Motivated by optimization considerations and the (matrix theory) inequalities of Ky Fan and von Neumann, we introduce a Fan-Theobald-von Neumann system as a triple $(V,W,\lambda)$, where $V$ and $W$ are real inner product spaces and $\lambda:V\rightarrow W$ is a (nonlinear) map satisfying the following condition: For all $c,u\in V$,
$$\max \{\langle c,x\rangle: x\in [u] \}=\langle \lambda(c),\lambda(u)\rangle,$$ where $[u]:= \{x:\lambda(x)=\lambda(u)\}$.

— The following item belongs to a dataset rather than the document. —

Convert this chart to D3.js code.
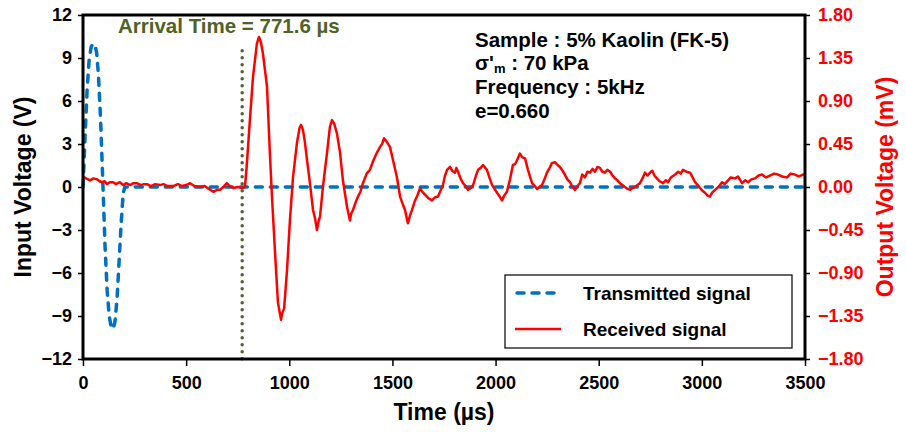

This simple formulation happens to be equivalent to the Fenchel conjugate formula of the form $(\phi\circ \lambda)^*=\phi^*\circ \lambda$ and a subdifferential formula in some settings and becomes useful in addressing linear/distance optimization problems over “spectral sets” which are of the form $\lambda^{-1}(Q)$, where $Q$ is a subset of $W$. Three standard examples of FTvN systems are: $(\mathbb{R}^n,\mathbb{R}^n,\lambda)$ with $\lambda(x):=x^\downarrow$ (the decreasing rearrangement of the vector $x\in \mathbb{R}^n$); $({\cal H}^n,\mathbb{R}^n,\lambda)$, where ${\cal H}^n$ is the space of $n$ by $n$ complex Hermitian matrices with $\lambda$ denoting the eigenvalue map; and $(M_n,\mathbb{R}^n, \lambda)$, where $M_n$ is the space of $n$ by $n$ complex matrices with $\lambda$ denoting the singular value map. Other examples come from Euclidean Jordan algebras, systems induced by certain hyperbolic polynomials, and normal decomposition systems (Eaton triples). In the general framework of Fan-Theobald-von Neumann systems, we introduce and elaborate on the concepts of commutativity, automorphisms, majorization, etc. We will also talk about “transfer principles” where properties (such as convexity) of $Q$ are carried over to $\lambda^{-1}(Q)$, leading to a generalization of a celebrated convexity theorem of Chandler Davis.